A further 12ha of land has been restored for agricultural use, 2.5k trees are to be planted around the edge of the restorated farmland as well as 700m of hedgerow.

The latest phase of works follows the previous restoration of c25a of land to wet grassland in 2013. This land is already hosting a wide range of waders, wildfowl and gulls, including several species of conservation concern status.

Later this year, following final extraction, an area known as Newington West will also be restored, providing addition wet grassland and incorporating public accessibility via a circular walk and further viewing platform.

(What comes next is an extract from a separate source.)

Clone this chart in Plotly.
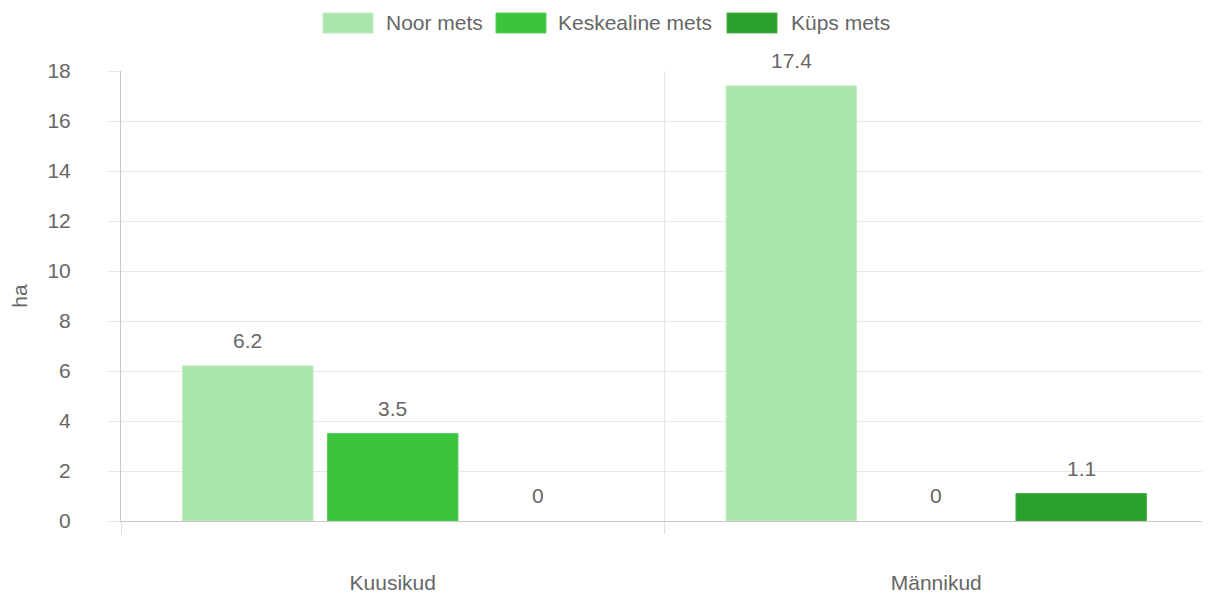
import plotly.graph_objects as go

categories = ["Kuusikud", "Männikud"]
series_names = ["Noor mets", "Keskealine mets", "Küps mets"]
noor = [6.2, 17.4]
keskealine = [3.5, 0]
kups = [0, 1.1]
y_ticks = [0, 2, 4, 6, 8, 10, 12, 14, 16, 18]
y_title = "ha"

values = [noor, keskealine, kups]
colors = ["#aae5aa", "#3bc43b", "#2ca02c"]
borders = ["#c2ecc2", "#5ccf5c", "#4cb04c"]

FONT = "Liberation Sans, Arial, sans-serif"
GREY = "#666666"
FS = 21

# page body has an 8px margin; compensate
OFF = 8
FIG_W, FIG_H = 1210 - OFF, 596 - OFF

fig = go.Figure()
for name, vals, c, b in zip(series_names, values, colors, borders):
    fig.add_trace(go.Bar(
        name=name, x=categories, y=vals,
        marker=dict(color=c, line=dict(color=b, width=[1 if v > 0 else 0 for v in vals])),
        showlegend=False, hoverinfo="x+y+name",
    ))

# value labels above bars
n = len(values)
slot = 0.8 / n
annotations = []
for i, vals in enumerate(values):
    off = (i - (n - 1) / 2) * slot
    for j, v in enumerate(vals):
        annotations.append(dict(
            x=j + off, y=v, xref="x", yref="y", text=f"{v:g}",
            showarrow=False, yanchor="bottom", yshift=12,
            font=dict(family=FONT, size=FS, color=GREY),
        ))

# custom legend (Chart.js style boxes), coordinates in page pixels
L, T, W, H = 121 - OFF, 71 - OFF, 1087, 450
def px(x):
    return (x - OFF - L) / W
def py(y):
    return (T + H - (y - OFF)) / H

shapes = []
legend_items = [(323, 384), (496, 556), (727, 789)]
for (bx, tx), name, c, b in zip(legend_items, series_names, colors, borders):
    shapes.append(dict(type="rect", xref="paper", yref="paper",
                       x0=px(bx), x1=px(bx + 50), y0=py(33), y1=py(13),
                       fillcolor=c, line=dict(color=b, width=1)))
    annotations.append(dict(x=px(tx), y=py(23), xref="paper", yref="paper",
                            text=name, showarrow=False, xanchor="left", yanchor="middle",
                            font=dict(family=FONT, size=FS, color=GREY)))

fig.update_layout(
    width=FIG_W, height=FIG_H,
    margin=dict(l=L, r=FIG_W - L - W, t=T, b=FIG_H - T - H),
    paper_bgcolor="white", plot_bgcolor="white",
    barmode="group", bargap=0.2, bargroupgap=0.1,
    font=dict(family=FONT, size=FS, color=GREY),
    annotations=annotations, shapes=shapes,
    xaxis=dict(
        type="category", tickson="boundaries", automargin=False,
        showgrid=True, gridcolor="#e5e5e5", gridwidth=1,
        ticks="outside", ticklen=12, tickcolor="#e0e0e0",
        showline=True, linecolor="#c8c8c8", linewidth=1,
        ticklabelstandoff=43,
        tickfont=dict(family=FONT, size=FS, color=GREY),
        range=[-0.5, 1.5], zeroline=False,
    ),
    yaxis=dict(
        range=[0, 18], tickvals=y_ticks, automargin=False,
        showgrid=True, gridcolor="#e8e8e8", gridwidth=1,
        ticks="outside", ticklen=13, tickcolor="#e8e8e8",
        showline=True, linecolor="#c8c8c8", linewidth=1,
        zeroline=False, ticklabelstandoff=32,
        tickfont=dict(family=FONT, size=FS, color=GREY),
        title=dict(text=y_title, font=dict(family=FONT, size=FS, color=GREY), standoff=20),
    ),
)

fig.write_html("out.html")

Hanson has worked closely with the Nottinghamshire Wildlife Trust throughout the restoration works. A habitat management committee – including representatives from Natural England, RSPB, the Environment Agency, Mission Parish Council and Nottinghamshire County Council – will oversee the long-term management of the site.

John Ingham, principal landscape architect at Hanson UK, said: "Following final restoration, we will be responsible for the management of the habitat for 26 years so that the benefits for wildlife will continue to be delivered for many years after extraction finishes at the site."

The Newington and Mission quarry has been operational for over 30 years and consists of 77ha of land, most of which is within the floodplain of the River Idle. The majority of the site is set to be restored to UK Biodiversity Action Plan priority habitats. This will complement and extend the adjoining River Idle Washlands site of special scientific interest, which is important for feeding and roosting populations of wintering and passage wildfowl and breeding waders.